Presson has a brand image to protect. The Thunder not only lost a lot of games earlier this year, but they got handled while losing, prompting an early exit for coach Mark French. Interim coach Rob Weingartner restored a more physical style. "We know what our fans like," Presson said. "We have gotten back to that rough-and-tumble style of play.
"The building has been very good to us," Presson said. "It gets the job done."

It also requires a lot scrambling to maximize the limited revenues available. Blazers Assistant GM Josh Evans praises Presson — his former colleague — for getting the most out of a difficult situation. For instance, if you go to a game you’re bound to notice that the Thunder has a sponsored National Anthem. "We had to create inventory," Presson said. A potential advertiser actually approached the team with the idea for a National Anthem sponsorship, and Thunder fans have accepted it. Obviously, the Coliseum lacks club seats or even so much as rudimentary suites.

Beyond much doubt, it will feel a little strange when the Thunder makes a likely mid-season move in 2009-10. By all indications, Intrust Bank Arena will be a very good fit for the Thunder. Expect all the modern amenities. For most games, a curtain similar to the one used by the Blazers at Ford Center in Oklahoma City will keep things intimate. On occasion, the curtain can be raised for high-demand games (like rivalry tilts between Wichita and Oklahoma City).

Some folks in Wichita are grumbling that the new downtown arena — with a capacity of 15,000 – is smaller than the 18,000-seat capacity of the Ford Center in Oklahoma City. We can tell you from experience that 15,000 can be a real sweet spot in modern arena design. For the vast majority of events, this arena size will typically yield a far-better overall audience experience than many of the larger arenas built in recent years.
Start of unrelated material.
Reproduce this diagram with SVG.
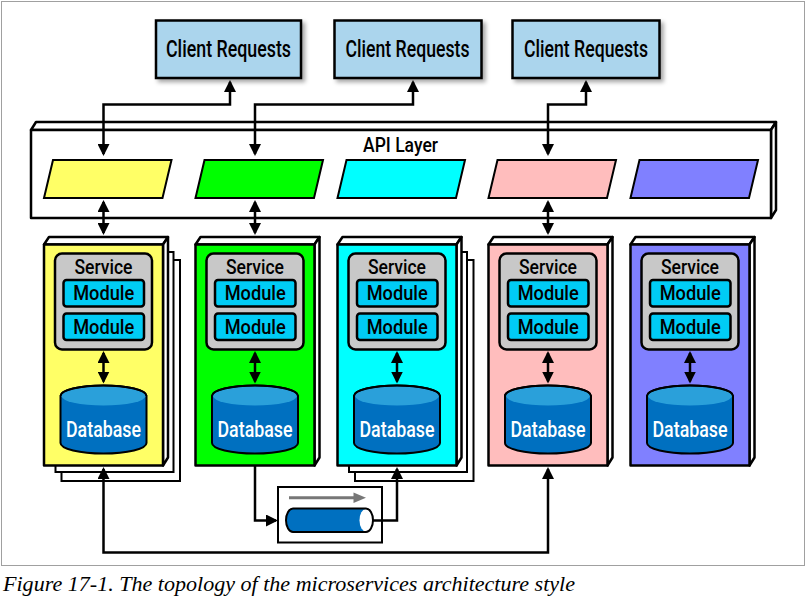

As for the multi-use Kansas Coliseum, the arena faces an all-or-nothing situation. The work on Britt Brown Arena (main seating area) and two pavilions will require extensive changes, including substantial upgrades for ADA compliance, a new roof, and major improvements to the lobby, concourse and lighting, as well as many other costly renovations. Located 18 miles north of downtown, Sedgwick County might have overestimated metro Wichita growth patterns at the time it was sited. Now, with fuel prices rising much faster than inflation, an overhaul of Kansas Coliseum after the Thunder heads downtown might not make good financial sense. The sales tax that funded the downtown arena has expired. A county decision on the old arena’s fate is expected later this year.